The Christopher Hampton drama concerns vain French aristocrats indulging in games of sexual and personal power in the 1780s, not long before the French Revolution. Pask's design at the American Airlines Theatre, where the Roundabout Theatre Company production continues, offers a mirrored floor, acres of billowing curtains that suggest rumpled bedding, a candle-studded crystal chandelier and, perhaps most important, upstage walls of opaque, glassy French doors.

"I do love abstracted places, especially one where I can fill it with so much texture," Pask told Playbill.com.

Within the space, a piece of furniture and a lighting change can create an entire room. Another designer under another director might have built literal, realistic, highly ornamented walls for the palatial French residences of the play.

Windows and reflective surfaces are important to this revival of Les Liaisons Dangereuses, the designer said.

"A lot of the play is about reflection and the vanity of the upper class at that period of time, with the aristocracy being so overwhelmingly beglittered and trussed up," Pask said. "Meanwhile, the servant class has nothing." The windowed upstage walls have "multiple uses," he said. They are passageways through which servants dash to do a task, they are mirrors in which characters can preen, they are portals through which both master and servant spy, listen and lie in wait.

As the servant class will eventually topple the aristocracy, "we wanted to make it very clear that [the servants] are paying attention to the machinations and the games," Pask said.

He admitted, "Playing with modern materials is where my heart is happiest. The floor is black and highly reflective."

But isn't a mirrored floor a lighting designer's nightmare?

"It's a lighting designer's nightmare, but it can be a lighting designer's dream because [the bounced lighting] picks these characters out; they look like they're floating around," Pask explained. "Since the whole set is black, those reflections aren't anything but an asset to us."

Laura Linney, Ben Daniels and Jessica Collins in Liaisons.
photo by Joan Marcus
The reflection challenge didn't prevent lighting designer Donald Holder from being recognized in the 2008 Tonys: He's up for Best Lighting of a Play for Les Liaisons Dangereuses.
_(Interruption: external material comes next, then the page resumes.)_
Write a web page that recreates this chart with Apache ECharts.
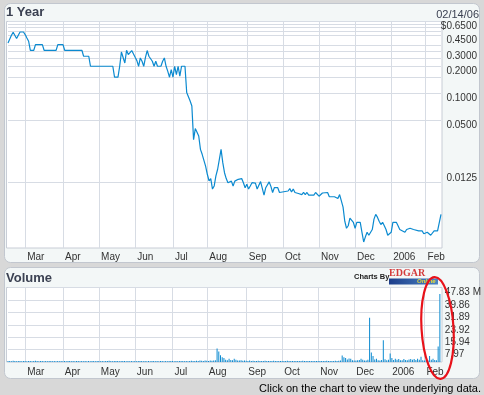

Because the surfaces were so reflective — and there was a complicated rig in the air, with a "blob" of fabric in the middle — Holder's lighting was "at off angles; he was tucking in lights everywhere, but I think it ended up being an amazing challenge that he was up for, and he did amazing work because of it," Pask said.

And what of that "blob" of dense fabric that hangs into scenes?

"I just wanted this really decadent look to it," Pask said. "I had been at the Venetian Bedroom at the Met[ropolitan Museum of Art] and was inspired by the feel of that, even though it's a different period of time. The idea of hanging something sumptuous and completely decadent like that — it became an architectural feature that showed a sort of grandeur."

Again, the fabric has multiple uses. "It becomes a threat and a plaything," he observed. "And it does divide the space. It becomes a screen which Ben [Daniels, a 2008 Tony nominee for Best Actor in a Play] hides behind, but then later on it becomes the forest in which they're dueling. And then by the end all the ropes and pulls holding the drapes up become this kind of cobweb that Laura [Linney] is caught in."

Also in the 2007-08 Broadway season, Pask created a less abstract White House Oval Office for the Broadway comedy November. Pask is not afraid of realism, but he's quick to point out, "even that was exaggerated."

Next up for Pask, this fall, is creating the world of Chicago nightclubbers in the Broadway revival of the musical Pal Joey, for the Roundabout.